Integrating research on the social construction of technology and social cognitive processes in organizations, technology frame of reference (TFR) theory has helped researchers investigate how stakeholder groups perceive information systems practices and opportunities, how these perceptions shift over time, and, how stakeholders may impact or leverage them to facilitate change. Such insights are particularly important in dynamic environments where individuals, groups, and organizations face a constant challenge to make sense of and respond to how industries undergo change, information technologies (IT) evolve, and new opportunities to transform processes and products emerge.
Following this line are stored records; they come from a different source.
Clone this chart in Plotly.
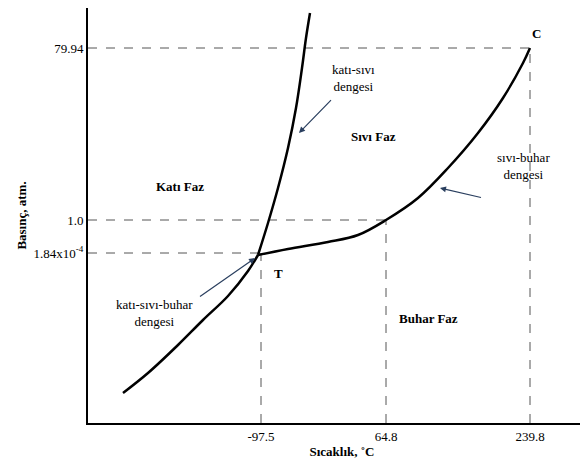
import plotly.graph_objects as go

# pixel-style schematic coordinates (x from left axis, y from bottom axis)
sl_x = [170, 180, 190, 200, 208, 214, 218, 222]
sl_y = [168, 200, 235, 275, 315, 355, 385, 410]
lv_x = [170, 200, 240, 270, 298, 330, 360, 390, 415, 435, 442]
lv_y = [168, 174, 181, 188, 203, 225, 255, 290, 325, 360, 375]
sub_x = [35, 60, 90, 115, 140, 160, 170]
sub_y = [30, 50, 78, 103, 127, 152, 168]

x_ticks = [173, 298, 442]
x_labels = ["-97.5", "64.8", "239.8"]
y_ticks = [375, 203, 170]
y_labels = ["79.94", "1.0", "1.84x10<sup>-4</sup>"]

F = dict(family="Liberation Serif", color="black")
fig = go.Figure()
dash = dict(color="#555", width=1, dash="dash")
for xs, ys in [([0, 442], [375, 375]), ([0, 298], [203, 203]), ([0, 170], [170, 170]),
               ([173, 173], [0, 170]), ([298, 298], [0, 203]), ([442, 442], [0, 375])]:
    fig.add_trace(go.Scatter(x=xs, y=ys, mode="lines", line=dash, hoverinfo="skip"))
for xs, ys in [(sl_x, sl_y), (lv_x, lv_y), (sub_x, sub_y)]:
    fig.add_trace(go.Scatter(x=xs, y=ys, mode="lines", line=dict(color="black", width=2.5, shape="spline")))

ann = [
    dict(x=448, y=390, text="<b>C</b>"),
    dict(x=190, y=150, text="<b>T</b>"),
    dict(x=285, y=287, text="<b>Sıvı Faz</b>"),
    dict(x=92, y=237, text="<b>Katı Faz</b>"),
    dict(x=340, y=105, text="<b>Buhar Faz</b>"),
    dict(x=265, y=345, text="katı-sıvı<br>dengesi"),
    dict(x=435, y=257, text="sıvı-buhar<br>dengesi"),
    dict(x=66, y=110, text="katı-sıvı-buhar<br>dengesi"),
]
for a in ann:
    fig.add_annotation(showarrow=False, font=dict(size=13, **F), **a)
# arrows
for (x, y, ax, ay) in [(211, 290, 245, 325), (352, 235, 395, 225), (167, 165, 110, 125)]:
    fig.add_annotation(x=x, y=y, ax=ax, ay=ay, axref="x", ayref="y", showarrow=True,
                       arrowhead=2, arrowwidth=1.2, text=" ", font=dict(size=2))

fig.update_layout(
    width=588, height=467, showlegend=False, plot_bgcolor="white", paper_bgcolor="white",
    margin=dict(l=80, r=0, t=0, b=52), font=dict(size=13, **F),
    xaxis=dict(range=[0, 508], tickvals=x_ticks, ticktext=x_labels, showgrid=False, zeroline=False,
               showline=True, linecolor="black", linewidth=2, ticks="", automargin=False,
               tickfont=dict(size=13, **F),
               title=dict(text="<b>Sıcaklık, ˚C</b>", font=dict(size=13, **F), standoff=4)),
    yaxis=dict(range=[0, 415], tickvals=y_ticks, ticktext=y_labels, showgrid=False, zeroline=False,
               showline=True, linecolor="black", linewidth=2, ticks="", automargin=False,
               tickfont=dict(size=13, **F),
               title=dict(text="<b>Basınç, atm.</b>", font=dict(size=13, **F), standoff=4)),
)
fig.write_html("out.html")
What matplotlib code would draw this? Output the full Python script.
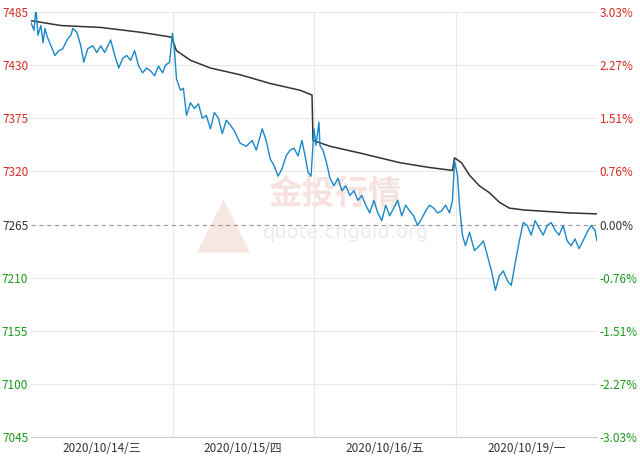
import matplotlib.pyplot as plt
import numpy as np

plt.rcParams['font.family'] = ['Noto Sans CJK SC', 'DejaVu Sans']

# time in trading days (0..4), prices
t_price = [0.000, 0.021, 0.035, 0.049, 0.070, 0.085, 0.099, 0.113, 0.141, 0.169, 0.197, 0.225, 0.254, 0.282,
           0.296, 0.324, 0.352, 0.373, 0.401, 0.437, 0.465, 0.493, 0.521, 0.563, 0.592, 0.620, 0.648, 0.676,
           0.704, 0.732, 0.761, 0.789, 0.817, 0.845, 0.873, 0.901, 0.930, 0.951, 0.979, 1.000, 1.014, 1.028,
           1.056, 1.077, 1.099, 1.127, 1.155, 1.183, 1.211, 1.239, 1.268, 1.296, 1.324, 1.352, 1.380, 1.408,
           1.437, 1.479, 1.521, 1.563, 1.592, 1.634, 1.662, 1.690, 1.718, 1.746, 1.775, 1.803, 1.831, 1.859,
           1.887, 1.915, 1.937, 1.958, 1.979, 2.000, 2.014, 2.035, 2.042, 2.063, 2.085, 2.113, 2.141, 2.169,
           2.197, 2.225, 2.254, 2.282, 2.310, 2.338, 2.366, 2.394, 2.423, 2.451, 2.479, 2.507, 2.535, 2.563,
           2.592, 2.620, 2.648, 2.676, 2.704, 2.732, 2.761, 2.789, 2.817, 2.845, 2.873, 2.901, 2.930, 2.958,
           2.979, 2.993, 3.014, 3.028, 3.049, 3.070, 3.099, 3.134, 3.169, 3.197, 3.225, 3.254, 3.282, 3.310,
           3.338, 3.366, 3.394, 3.423, 3.451, 3.479, 3.507, 3.535, 3.563, 3.592, 3.620, 3.648, 3.676, 3.704,
           3.732, 3.761, 3.789, 3.817, 3.845, 3.873, 3.901, 3.930, 3.958, 3.986, 4.000]
price = [7474, 7466, 7489, 7461, 7471, 7453, 7468, 7460, 7450, 7440, 7445, 7447, 7456, 7461,
         7468, 7464, 7450, 7433, 7447, 7450, 7443, 7450, 7443, 7456, 7440, 7427, 7437, 7440,
         7435, 7445, 7429, 7422, 7427, 7424, 7419, 7429, 7422, 7430, 7433, 7463, 7445, 7416,
         7404, 7406, 7378, 7391, 7385, 7390, 7375, 7378, 7364, 7381, 7375, 7359, 7373, 7368,
         7362, 7349, 7346, 7352, 7342, 7364, 7352, 7333, 7326, 7315, 7323, 7336, 7342, 7344,
         7336, 7352, 7336, 7319, 7315, 7364, 7347, 7371, 7347, 7342, 7331, 7313, 7305, 7313,
         7300, 7305, 7295, 7300, 7290, 7295, 7285, 7277, 7290, 7277, 7269, 7285, 7274, 7282,
         7290, 7274, 7285, 7279, 7274, 7264, 7271, 7279, 7285, 7282, 7277, 7279, 7285, 7277,
         7290, 7331, 7316, 7285, 7254, 7243, 7257, 7238, 7243, 7248, 7233, 7217, 7197, 7212,
         7217, 7207, 7202, 7226, 7248, 7267, 7264, 7254, 7269, 7261, 7254, 7264, 7267, 7259,
         7254, 7264, 7248, 7243, 7250, 7240, 7248, 7257, 7264, 7259, 7248]

t_avg = [0.000, 0.211, 0.493, 0.775, 0.993, 1.028, 1.127, 1.268, 1.479, 1.690, 1.901, 1.986, 1.993,
         2.113, 2.324, 2.606, 2.817, 2.979, 2.993, 3.042, 3.099, 3.169, 3.239, 3.310, 3.380, 3.486,
         3.592, 3.803, 4.000]
avg = [7476, 7471, 7469, 7464, 7459, 7445, 7435, 7427, 7420, 7411, 7404, 7399, 7352,
       7346, 7339, 7329, 7324, 7321, 7334, 7329, 7316, 7305, 7298, 7288, 7282, 7280,
       7279, 7277, 7276]

base = 7265
yticks = [7485, 7430, 7375, 7320, 7265, 7210, 7155, 7100, 7045]
pct_labels = ['3.03%', '2.27%', '1.51%', '0.76%', '0.00%', '-0.76%', '-1.51%', '-2.27%', '-3.03%']
dates = ['2020/10/14/三', '2020/10/15/四', '2020/10/16/五', '2020/10/19/一']

fig = plt.figure(figsize=(6.4, 4.58), dpi=100)
ax = fig.add_axes([31/640, 21/458, 566/640, 425/458])
ax.set_xlim(0, 4)
ax.set_ylim(7045, 7485)

for y in yticks:
    if y != base:
        ax.axhline(y, color='#e8e8e8', lw=0.8, zorder=0)
for d in [1, 2, 3]:
    ax.axvline(d, color='#e8e8e8', lw=0.8, zorder=0)
ax.axhline(base, color='#999999', lw=0.8, ls=(0, (4, 3)), zorder=1)

# watermark
ax.text(0.42, 0.57, '金投行情', transform=ax.transAxes, fontsize=24, color='#f6e2de',
        ha='left', va='center', zorder=0, fontweight='bold')
ax.text(0.41, 0.48, 'quote.cngold.org', transform=ax.transAxes, fontsize=14, color='#ececec',
        ha='left', va='center', zorder=0, family=['DejaVu Sans'])
ax.text(0.34, 0.50, '▲', transform=ax.transAxes, fontsize=50, color='#f8e6e2',
        ha='center', va='center', zorder=0, family=['DejaVu Sans'])

ax.plot(t_avg, avg, color='#333333', lw=1.1)
ax.plot(t_price, price, color='#1a87c9', lw=1.0)

ax.set_yticks(yticks)
ax.set_yticklabels([str(y) for y in yticks])
ax.set_xticks([0.5, 1.5, 2.5, 3.5])
ax.set_xticklabels(dates)
ax.tick_params(length=0, labelsize=8.5, colors='#333333')
ax.tick_params(axis='y', pad=2)
for lab, y in zip(ax.get_yticklabels(), yticks):
    lab.set_color('#d62b1f' if y > base else ('#333333' if y == base else '#1a9a1a'))

ax2 = ax.twinx()
ax2.set_ylim(7045, 7485)
ax2.set_yticks(yticks)
ax2.set_yticklabels(pct_labels)
ax2.tick_params(length=0, labelsize=8.5, pad=2)
for lab, y in zip(ax2.get_yticklabels(), yticks):
    lab.set_color('#d62b1f' if y > base else ('#333333' if y == base else '#1a9a1a'))

for a in (ax, ax2):
    for s in a.spines.values():
        s.set_visible(False)
ax.spines['bottom'].set_visible(True)
ax.spines['bottom'].set_color('#cccccc')

fig.savefig('out.png', dpi=100)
Still, although extant research provides detailed accounts of TFR dynamics between groups, we know little about TFR dynamics in groups and about how intra- and inter-group TFRs interact during IT-enabled change. Accordingly, we report on an action research project in which we relied on TFR theory to assist organizational innovators in a rapidly growing mobile phone company, VoiceTech, during a sales force automation (SFA) project. Consistent with current TFR studies, our analyses reveal how the SFA project implicated frame incongruences between different stakeholder groups. In addition, our analyses reveal important inconsistencies in how individual groups framed the SFA project and consequential interactions between the observed inconsistencies and incongruences over time. Based on these findings, we argue that inconsistencies and incongruences in stakeholders’ technological frames play equally important but quite distinct and interacting roles during IT-enabled change. As a result, we extend current TFR theory with a nuanced account of how IT-enabled change efforts implicate these two fundamental characteristics of framing processes. In conclusion, we discuss the empirical and theoretical contributions to TFR theory and highlight implications for future research and for the management of IT-enabled change in dynamic contexts.